Surprisingly, an unexplained, less pronounced deficit in free water at the end of dialysis was observed; this suggests a transient water shift towards the intracellular space using the higher calcium concentration (see Tables 2 and 3).

Finally, the significant lower post-dialysis whole blood sodium concentration (134.1 versus 134.6 mmol/l) and the trend towards both a lower dialysate ionized sodium concentration (137.2 versus 137.8 mmol/l) and a more pronounced sodium removal (197.7 versus 184.6 mmol) noticed using a dialysate bicarbonate in the high range (32 to 35 mmol/l) may be explained by the effect of bicarbonate in the dialysis fluids on its total-to-ionized sodium ratio. In fact, adding 6 mmol/l of bicarbonate in a dialysate with a total sodium concentration of 140 mmol/l results for physical/chemical reasons in a reduction of ∼0.5 mmol/l in its ionized sodium concentration [25]. In the present study, it cannot be stated to what extent the cited consequences on sodium removal during dialysis could have contributed to the haemodynamic changes of using a dialysate bicarbonate in the high range.
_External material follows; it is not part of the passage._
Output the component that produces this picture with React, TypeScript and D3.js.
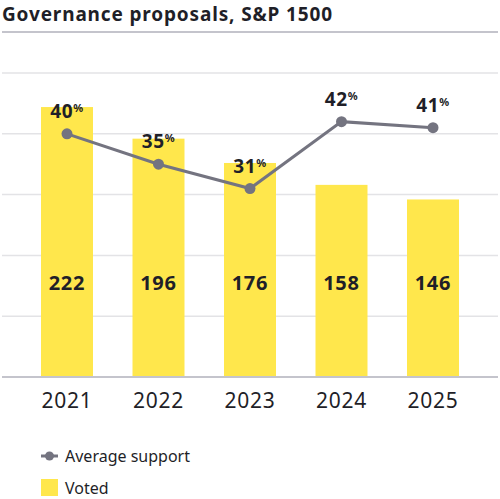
import * as d3 from "d3";

const years = ["2021", "2022", "2023", "2024", "2025"];
const voted = [222, 196, 176, 158, 146];
const avgSupport = [40, 35, 31, 42, 41];
const gridTicks = [50, 100, 150, 200, 250];

const W = 500;
const H = 499;
const FONT = "'Noto Sans', sans-serif";
const YELLOW = "#ffe74c";
const GRAY = "#747480";
const TEXT = "#1f1f28";

export default function App() {
  const base = 377;
  const top = 73;
  const barW = 52;

  const x = d3
    .scaleBand<string>()
    .domain(years)
    .range([21.25, 478.75])
    .paddingInner(0.432)
    .paddingOuter(0.216);
  const cx = (d: string) => (x(d) || 0) + x.bandwidth() / 2;

  const yBar = d3.scaleLinear().domain([0, 250]).range([base, top]);
  const yPct = d3.scaleLinear().domain([0, 50]).range([base, top]);

  const pts = years.map((yr, i) => ({ yr, v: avgSupport[i] }));
  const line = d3
    .line<{ yr: string; v: number }>()
    .x((d) => cx(d.yr))
    .y((d) => yPct(d.v));

  return (
    <div style={{ position: "absolute", left: 0, top: 0 }}>
      <svg width={W} height={H} style={{ display: "block", fontFamily: FONT }}>
        <rect width={W} height={H} fill="#fff" />

        {/* title */}
        <text x={2} y={20.5} fontSize={19} fontWeight={700} letterSpacing={0.85} fill={TEXT}>
          Governance proposals, S&amp;P 1500
        </text>
        <line x1={2} x2={498} y1={32} y2={32} stroke="#c4c4cc" strokeWidth={2} />

        {/* grid */}
        {gridTicks.map((t) => (
          <line
            key={t}
            x1={2}
            x2={498}
            y1={yBar(t)}
            y2={yBar(t)}
            stroke="#e3e3e6"
            strokeWidth={1.5}
          />
        ))}

        {/* bars */}
        {years.map((yr, i) => (
          <rect
            key={yr}
            x={cx(yr) - barW / 2}
            y={yBar(voted[i])}
            width={barW}
            height={base - yBar(voted[i])}
            fill={YELLOW}
          />
        ))}

        {/* baseline */}
        <line x1={2} x2={498} y1={base} y2={base} stroke="#c4c4cc" strokeWidth={2} />

        {/* bar values */}
        {years.map((yr, i) => (
          <text
            key={yr}
            x={cx(yr)}
            y={base - 87}
            textAnchor="middle"
            fontSize={20}
            fontWeight={700}
            letterSpacing={0.8}
            fill={TEXT}
          >
            {voted[i]}
          </text>
        ))}

        {/* x axis labels */}
        {years.map((yr) => (
          <text
            key={yr}
            x={cx(yr)}
            y={base + 31}
            textAnchor="middle"
            fontSize={21}
            letterSpacing={0.8}
            fill={TEXT}
          >
            {yr}
          </text>
        ))}

        {/* average support line */}
        <path d={line(pts) || ""} fill="none" stroke={GRAY} strokeWidth={3} />
        {pts.map((p) => (
          <circle key={p.yr} cx={cx(p.yr)} cy={yPct(p.v)} r={5.5} fill={GRAY} />
        ))}
        {pts.map((p) => (
          <text
            key={p.yr}
            x={cx(p.yr)}
            y={yPct(p.v) - 16}
            textAnchor="middle"
            fontSize={19}
            fontWeight={700}
            letterSpacing={0.6}
            fill={TEXT}
          >
            {p.v}
            <tspan fontSize={11} dy={-6}>
              %
            </tspan>
          </text>
        ))}

        {/* legend */}
        <line x1={41} x2={58} y1={456} y2={456} stroke={GRAY} strokeWidth={3} />
        <circle cx={49.5} cy={456} r={4.5} fill={GRAY} />
        <text x={65} y={462} fontSize={16} fill={TEXT}>
          Average support
        </text>
        <rect x={41} y={479} width={17} height={17} fill={YELLOW} />
        <text x={65} y={494} fontSize={16} fill={TEXT}>
          Voted
        </text>
      </svg>
    </div>
  );
}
The discrepancy between, on the one hand, the pre- and post-dialysis plasma water ionized sodium concentration (134.4 ± 2.4 and 134.2 ± 1.5 mmol/l at the beginning and at the end of the dialysis sessions, respectively; see Table 3) and, on the other hand, the dialysate ionized sodium concentration (137.5 ± 4.1 mmol/l) has been referred to the different laboratory methods used: indirect ionometry for the dialysate and point of care direct ionometry on whole blood for the plasma.

In conclusion, both high bicarbonate and calcium concentrations in the dialysate improve the haemodynamic pattern during dialysis. Bicarbonate reduces arterial stiffness and ameliorates the heart tolerance for volume overload in the interdialytic phase, whereas calcium directly increases stroke volume. The slight hypotensive effect of alkalaemia should motivate a probative reduction of bicarbonate concentration in dialysis fluid for haemodynamic reasons, only in the event of failure of classical tools to prevent intradialytic hypotension.

The implications on systemic haemodynamics are also to be considered when performing haemodialyses and continuous renal replacement therapies with citrate anticoagulation, a method that exposes patients to both metabolic alkalosis (citrate is converted in bicarbonate) and hypocalcaemia [26].

Acknowledgments

This work was funded by a grant from the Fondazione Ettore Balli, Locarno, Switzerland. The study sponsors had no role in study design, data collection, data analysis, data interpretation or in the writing of the report.

Conflict of interest statement. None declared.